Some time ago, I played Dragon Age: Origins. Back then, I expressed issues with how it was paced, citing The Fade and The Deep Roads in particular as two segments of bad filler content. Recently, I have revisited the franchise with Dragon Age 2. Despite being in the same series, the two have quite different forms of pacing. Because of their differences, I think that taking a moment to compare the two of them and their structures should be interesting.
With Origins, the plot structure was modular. After the initial tutorial missions, the player is given free reign to take on the four plot branches that compose the middle of the game in any order they choose. Each of these modules has its own plot and locations, separate from the rest aside from one or two instances. At the end of the game, the player's actions in these individual segments will be reflected back in the form of how each faction thinks of them and how much they are willing to help in the grand finale. The result is a fairly free-form gaming experience, within limits.
This structure allows Origins to give each module its own feel, but there is a drawback to this classic role-playing approach. When these sections can be so thoroughly quarantined from the others, it grants the developers freedom to make each part longer than it should be. In particular, the designers have the leeway to create overly long exploration and dungeon locations. Dragon Age: Origins had this problem in spades. Often, any single area could take several hours to complete, more-so if the player is going for total completion. Players could spend entire game sessions feeling that nothing was accomplished in that time. Obvious padding like The Fade and The Deep Roads, during the Circle Tower and Orzammar scenarios respectively, are chief examples of how this structure permitted Bioware to do this.
On the other hand, Dragon Age 2 manages to skirt that pitfall with its narrative structure, yet introduces new ones all the same. Rather than expand on Origin's modularity, DA2 takes a different approach. Players spend all of Dragon Age 2 in the city of Kirkwall, watching it develop over the course of years. Each of the game's three acts details key events of a particular year in Kirkwall's history through the eyes of Hawke, the game's customizable, yet constant, protagonist.
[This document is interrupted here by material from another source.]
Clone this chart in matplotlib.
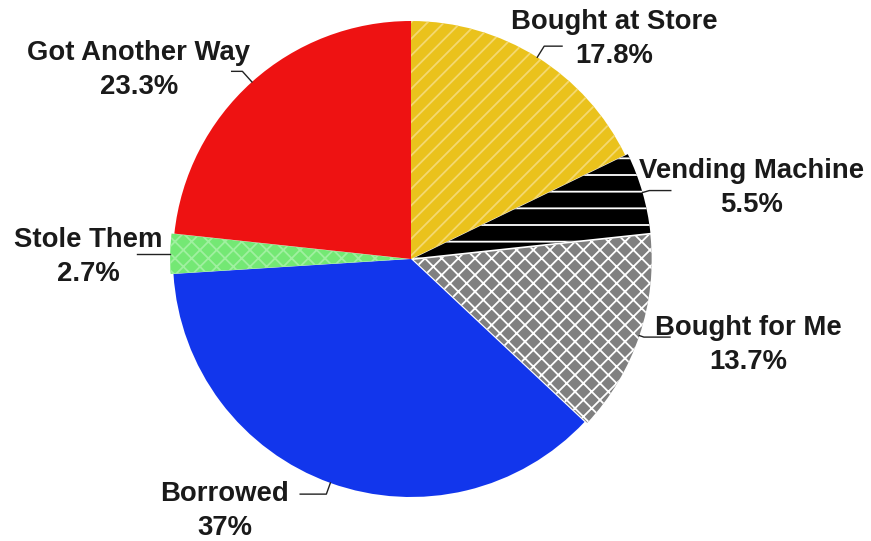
import numpy as np
import matplotlib
matplotlib.use("Agg")
import matplotlib.pyplot as plt

# Slice data, clockwise from 12 o'clock
labels = ["Bought at Store", "Vending Machine", "Bought for Me",
          "Borrowed", "Stole Them", "Got Another Way"]
shares = [17.8, 5.5, 13.7, 37.0, 2.7, 23.3]
pct_text = ["17.8%", "5.5%", "13.7%", "37%", "2.7%", "23.3%"]

# Styling per slice
face_colors = ["#EAC21C", "#000000", "#808080", "#1236EC", "#74E874", "#EE1212"]
hatch_colors = ["#F4D870", "#FFFFFF", "#FFFFFF", "#1236EC", "#A0F0A0", "#EE1212"]
hatches = ["//", "-", "xx", "", "xx", ""]
explode = [0, 0.012, 0.012, 0, 0.012, 0]

# label placement (data units, pie radius = 1) and leader geometry
label_xy = [(0.853, 0.925), (1.433, 0.30), (1.416, -0.36),
            (-0.782, -1.06), (-1.357, 0.01), (-1.143, 0.795)]
elbow_r = [1.055, 1.03, 1.02, 1.05, 1.0, 1.06]
tail = [0.075, 0.09, 0.11, -0.11, -0.14, -0.045]

plt.rcParams["hatch.linewidth"] = 1.3
plt.rcParams["font.family"] = ["Liberation Sans", "DejaVu Sans"]

fig = plt.figure(figsize=(8.71, 5.41), dpi=100)
ax = fig.add_axes([173 / 871, 44 / 541, 476 / 871, 476 / 541])

wedges, _ = ax.pie(shares, startangle=90, counterclock=False,
                   colors=face_colors, explode=explode, hatch=hatches,
                   wedgeprops=dict(linewidth=0))
for w, hc in zip(wedges, hatch_colors):
    w.set_edgecolor(hc)
    w.set_linewidth(0)

for w, name, pct, (tx, ty), er, tl in zip(wedges, labels, pct_text,
                                          label_xy, elbow_r, tail):
    mid = np.deg2rad((w.theta1 + w.theta2) / 2)
    cx, cy = w.center
    x0, y0 = cx + np.cos(mid), cy + np.sin(mid)
    x1, y1 = cx + er * np.cos(mid), cy + er * np.sin(mid)
    ax.plot([x0, x1, x1 + tl], [y0, y1, y1], color="#222222",
            lw=1.0, clip_on=False)
    ax.text(tx, ty, f"{name}\n{pct}", ha="center", va="center",
            multialignment="center", fontsize=19.8, fontweight="bold",
            color="#1a1a1a", linespacing=1.4, clip_on=False)

ax.set_xlim(-1, 1)
ax.set_ylim(-1, 1)
ax.set_aspect("auto")
ax.axis("off")

fig.savefig("out.png", dpi=100)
With a distinct beginning, middle, and end, these acts serve as the way Bioware chosen to divide the story.
What is neat about this structure is that it forces a more focused plot. Since any given act has to feed into its successors, it cannot afford to tarry around with plot points that may never be touched on again in the future. Gradually, they all, by necessity, get woven together as the story progresses. Combined with the obvious signs of a limited development cycle, this focus carried on into the dungeon-crawling as well. While a single area could take hours in Origins, DA2 takes a more succinct approach. Locations will rarely, if ever, take over a half-hour to complete, which gives a much greater sense of accomplishment when checking the quest log after a long session. Individual plot elements and their handling can be debated on, but there is no denying that the plot structure for Dragon Age 2 lends to a faster pacing than its predecessor.
Having said that, pacing is in more than just a game's narrative structure. Combat also tends to have its own tempo in RPGs like Dragon Age. Origins in particular had a slower, more methodical system. Enemies tended to have a fairly high amount of health, so even fights against small parties could take some time. Unfortunately for Bioware, since skill and equipment setups mattered significantly more than tactical planning mid-battle, conflicts were often decided from the outset.
Rather than go the route of its direct predecessor, Dragon Age 2 takes inspiration from its contemporaries, most notably the likes of Mass Effect 2. As with Origins, equipment and skill setups are important to one's quality of life when going up against enemies. The difference here is that the moment-to-moment action has become equally as important, with an emphasis on faster combat. It can still be said that the player will steamroll most encounters in the game, but it feels more smooth than than of the previous game in the franchise, largely due to its accelerated pace.
Even if the overall combat's pace is improved, there is problem that adversely affects it: Foes have a strong tendency to spawn in waves. When playing Dragon Age: Origins, the types and number of enemies in a given location was usually set in stone. Because players could see what they were about to fight, they could better plan their attack. Even if a single target took some time to beat down, it was possible to guess how long it will take to win.
This is not the case in Dragon Age 2. In most engagements, players will clear out a given set of enemies only to find that another group has spawned in, ready to fight to the death. Typically, any one fight will be composed of three waves in total. Though individual foes, and sometimes enemy groups, can be felled quickly, the fact that more will inevitably appear immediately afterwards makes it more difficult to anticipate how long a given encounter will take to complete. As a result, even if a fight is not long, it can be made to feel long thanks to how many mooks participate in a single battle. Even if Dragon Age 2 is better paced than Origins, this misstep starts to agitate after playing for a long time.
In terms of both story and combat, Dragon Age 2 drastically improves on the pacing of the game that came before. Enhancing the original structure by focusing the overall plot line and streamlining the fighting resulted in a much smoother flow. Though certain elements like the ending and obvious, blatant reuse of assets can be rightfully criticized by detractors, Dragon Age 2 is certainly worth defending in how it gives the player a strong feeling of progress.